Thanks for the advice. So split maybe 50/25/25?
It doesn't seem too far off. I suppose since you have enough cash flow and are essentially not planning on touching it, this split looks okay. Maybe a bit more bonds to start and see how it feels. Maybe 55/15/30? Now we are nitpicking but a diversified three fund (add to it or keep it ready) and see how your cashflow works with it. I believe the financial decisions of the houses, retirement, etc. may be more important right now than exact asset location. Get in there with what you can handle and hold. You can work on tweaking it exactly later.
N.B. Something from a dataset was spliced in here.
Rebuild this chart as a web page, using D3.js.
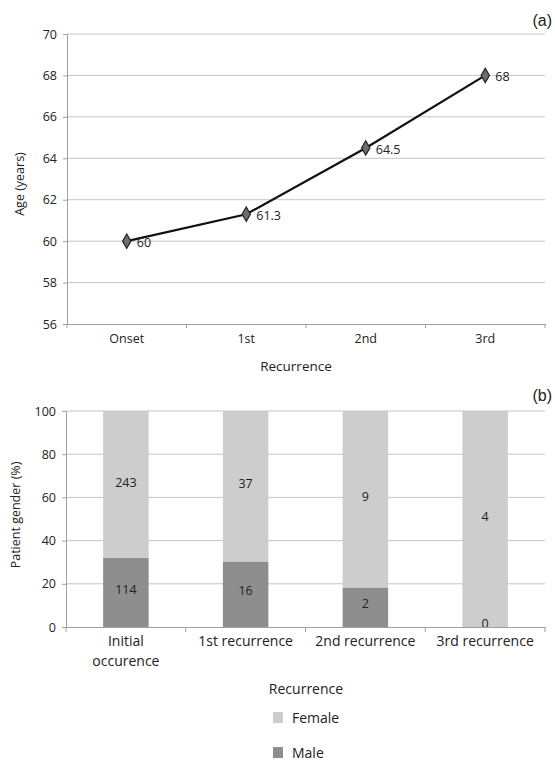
<!DOCTYPE html>
<html><head><meta charset="utf-8">
<script src="https://cdn.jsdelivr.net/npm/d3@7"></script>
<style>body{margin:0;background:#fff}svg{display:block}text{font-family:"Open Sans",Lato,sans-serif;fill:#222}</style>
</head><body>
<script>
// Panel (a)
const stages = ["Onset","1st","2nd","3rd"];
const ageValues = [60, 61.3, 64.5, 68];
const ageLabels = ["60","61.3","64.5","68"];
const ageTicks = [56,58,60,62,64,66,68,70];
// Panel (b)
const groups = ["Initial occurence","1st recurrence","2nd recurrence","3rd recurrence"];
const femaleCounts = [243, 37, 9, 4];
const maleCounts = [114, 16, 2, 0];
const pctTicks = [0,20,40,60,80,100];
const legendItems = ["Female","Male"];

const W = 555, H = 764;
const FONT = "'Open Sans',Lato,sans-serif";
const svg = d3.select("body").append("svg").attr("width", W).attr("height", H);
const gridColor = "#c4c4c4", axisColor = "#a0a0a0";
const femaleColor = "#cdcdcd", maleColor = "#8e8e8e";

// ---------- Panel (a)
const xa = d3.scaleBand().domain(stages).range([67, 545]);
const ya = d3.scaleLinear().domain([56, 70]).range([324, 34]);
const ga = svg.append("g");
ga.selectAll("line.grid").data(ageTicks.filter(d => d > 56)).join("line")
  .attr("x1", 67).attr("x2", 545).attr("y1", d => ya(d)).attr("y2", d => ya(d))
  .attr("stroke", gridColor).attr("stroke-width", 1);
const yAxA = ga.append("g").attr("transform", "translate(67,0)")
  .call(d3.axisLeft(ya).tickValues(ageTicks).tickSize(4).tickPadding(6));
const xAxA = ga.append("g").attr("transform", `translate(0,${ya(56)})`)
  .call(d3.axisBottom(xa).tickSize(0).tickPadding(10));
[yAxA, xAxA].forEach(a => {
  a.select(".domain").attr("stroke", axisColor);
  a.selectAll(".tick line").attr("stroke", axisColor);
  a.selectAll("text").style("font-size", "12.5px").style("font-family", FONT).attr("fill", "#222");
});
ga.selectAll("line.xt").data(stages.concat(["end"])).join("line")
  .attr("x1", (d, i) => i < stages.length ? xa(d) : xa.range()[1])
  .attr("x2", (d, i) => i < stages.length ? xa(d) : xa.range()[1])
  .attr("y1", ya(56)).attr("y2", ya(56) + 4).attr("stroke", axisColor);
const line = d3.line().x((d, i) => xa(stages[i]) + xa.bandwidth() / 2).y(d => ya(d));
ga.append("path").datum(ageValues).attr("d", line).attr("fill", "none")
  .attr("stroke", "#111").attr("stroke-width", 2.2);
ga.selectAll("path.mk").data(ageValues).join("path")
  .attr("d", d3.symbol(d3.symbolDiamond, 60))
  .attr("transform", (d, i) => `translate(${xa(stages[i]) + xa.bandwidth() / 2},${ya(d)})`)
  .attr("fill", "#6e6e6e").attr("stroke", "#222").attr("stroke-width", 1.2);
ga.selectAll("text.lbl").data(ageValues).join("text")
  .attr("x", (d, i) => xa(stages[i]) + xa.bandwidth() / 2 + 10)
  .attr("y", d => ya(d) + 6).text((d, i) => ageLabels[i]).style("font-size", "12.5px");
ga.append("text").attr("x", 296).attr("y", 371).attr("text-anchor", "middle")
  .text("Recurrence").style("font-size", "13.5px");
ga.append("text").attr("transform", `translate(24,${(ya(56) + ya(70)) / 2 + 5}) rotate(-90)`)
  .attr("text-anchor", "middle").text("Age (years)").style("font-size", "12.5px");
ga.append("text").attr("x", 552).attr("y", 26).attr("text-anchor", "end")
  .text("(a)").style("font-size", "16px").style("font-family", "Arial,'Liberation Sans',sans-serif");

// ---------- Panel (b)
const xb = d3.scaleBand().domain(groups).range([66, 545]).paddingInner(0.62).paddingOuter(0.31);
const yb = d3.scaleLinear().domain([0, 100]).range([627, 411]);
const gb = svg.append("g");
gb.selectAll("line.grid").data(pctTicks.filter(d => d > 0)).join("line")
  .attr("x1", 66).attr("x2", 545).attr("y1", d => yb(d)).attr("y2", d => yb(d))
  .attr("stroke", gridColor);
const data = groups.map((g, i) => {
  const tot = femaleCounts[i] + maleCounts[i];
  return { g, male: maleCounts[i], female: femaleCounts[i], mp: 100 * maleCounts[i] / tot };
});
gb.selectAll("rect.f").data(data).join("rect")
  .attr("x", d => xb(d.g)).attr("width", xb.bandwidth())
  .attr("y", yb(100)).attr("height", d => yb(d.mp) - yb(100)).attr("fill", femaleColor);
gb.selectAll("rect.m").data(data).join("rect")
  .attr("x", d => xb(d.g)).attr("width", xb.bandwidth())
  .attr("y", d => yb(d.mp)).attr("height", d => yb(0) - yb(d.mp)).attr("fill", maleColor);
gb.selectAll("text.fl").data(data).join("text")
  .attr("x", d => xb(d.g) + xb.bandwidth() / 2).attr("y", d => yb((100 + d.mp) / 2) + 2)
  .attr("text-anchor", "middle").text(d => d.female).style("font-size", "12.5px");
gb.selectAll("text.ml").data(data).join("text")
  .attr("x", d => xb(d.g) + xb.bandwidth() / 2).attr("y", d => yb(d.mp / 2) + 1)
  .attr("text-anchor", "middle").text(d => d.male).style("font-size", "12.5px");
const yAxB = gb.append("g").attr("transform", "translate(66,0)")
  .call(d3.axisLeft(yb).tickValues(pctTicks).tickSize(4).tickPadding(6));
const xAxB = gb.append("g").attr("transform", `translate(0,${yb(0)})`)
  .call(d3.axisBottom(xb).tickSize(0).tickPadding(9));
[yAxB, xAxB].forEach(a => {
  a.select(".domain").attr("stroke", axisColor);
  a.selectAll(".tick line").attr("stroke", axisColor);
  a.selectAll("text").style("font-size", "14px").style("font-family", FONT).attr("fill", "#222");
});
yAxB.selectAll("text").style("font-size", "12.5px");
xAxB.selectAll(".tick text").each(function (d) {
  const t = d3.select(this);
  if (d === "Initial occurence") {
    t.text(null);
    t.append("tspan").attr("x", 0).attr("dy", "0.71em").text("Initial");
    t.append("tspan").attr("x", 0).attr("dy", "1.45em").text("occurence");
  }
});
const bStep = (545 - 66) / groups.length;
gb.selectAll("line.xt").data(d3.range(groups.length + 1)).join("line")
  .attr("x1", i => 66 + i * bStep).attr("x2", i => 66 + i * bStep)
  .attr("y1", yb(0)).attr("y2", yb(0) + 5).attr("stroke", axisColor);
gb.append("text").attr("x", 306).attr("y", 694).attr("text-anchor", "middle")
  .text("Recurrence").style("font-size", "14px");
gb.append("text").attr("transform", `translate(20,${(yb(0) + yb(100)) / 2 - 4}) rotate(-90)`)
  .attr("text-anchor", "middle").text("Patient gender (%)").style("font-size", "12.5px");
gb.append("text").attr("x", 552).attr("y", 401).attr("text-anchor", "end")
  .text("(b)").style("font-size", "16px").style("font-family", "Arial,'Liberation Sans',sans-serif");
// legend
const lg = gb.selectAll("g.lg").data(legendItems).join("g")
  .attr("transform", (d, i) => `translate(273,${712 + i * 35})`);
lg.append("rect").attr("width", 10).attr("height", 11)
  .attr("fill", (d, i) => i === 0 ? femaleColor : maleColor);
lg.append("text").attr("x", 19).attr("y", 11).text(d => d).style("font-size", "14px");
</script>
</body></html>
I hope that makes sense.

renue74
Posts: 1775
Joined: Tue Apr 07, 2015 7:24 pm

Re: Ready to FIRE @ 55 with Real Estate Portfolio?

Post by renue74 » Thu Mar 14, 2019 8:04 am

Lienlord wrote:
Mon Mar 11, 2019 1:40 pm
renue74 wrote:
Mon Mar 11, 2019 9:07 am
Though I don't have as much real estate exposure as you...I do have 9 single family rentals and 1 full time airbnb...with about $1M of paid off real estate that throws off $8,500/month in EBITA income. We have $1.2M in our funds portfolio. My wife is a teacher and we rely on her for our family healthcare.

The other part of your scenario is at 55...what are you planning to do with your time? If you have an extra $20k/month...it's very easy to start looking at other properties to buy. I know...it's addicting to find a good deal in a good neighborhood throwing off 12% to 20% COC ROI.

-So you should probably make sure to talk with your wife about your overall plan.
-As a W2 employee, it's easier to get bank loans. I have a very small business and the in the past have been turned down for loans because of our D2I ratio. So...make sure you don't need or want to borrow any $ before you "retire."
-On your seller financed notes, be weary of the notes being paid off and plan for what you'll do with the $. I would assume that most 15 year notes for landlords wouldn't hit full maturity.
Bank loans for future deals is an area that I do have some concerns for once I leave my W2 job. I've got a good relationship with a local community banker that is carrying the mortgage on our office building, so I would hope that our credit rating and track record would help to secure additional funding if needed. We also have a HELOC on our home, and that has been a good way to access funds to get a quick cash deal (we pay it off quickly from cashflow over a few months)! I'm actually looking for a perfect buy & hold deal that I can get a big mortgage on in the next 12 months while I can more easily qualify.
I'm pretty sure if that you can count 75% of rental property income as income for DTI ratio. But, I'm not sure about financing notes. That would definitely be a question to ask your banker.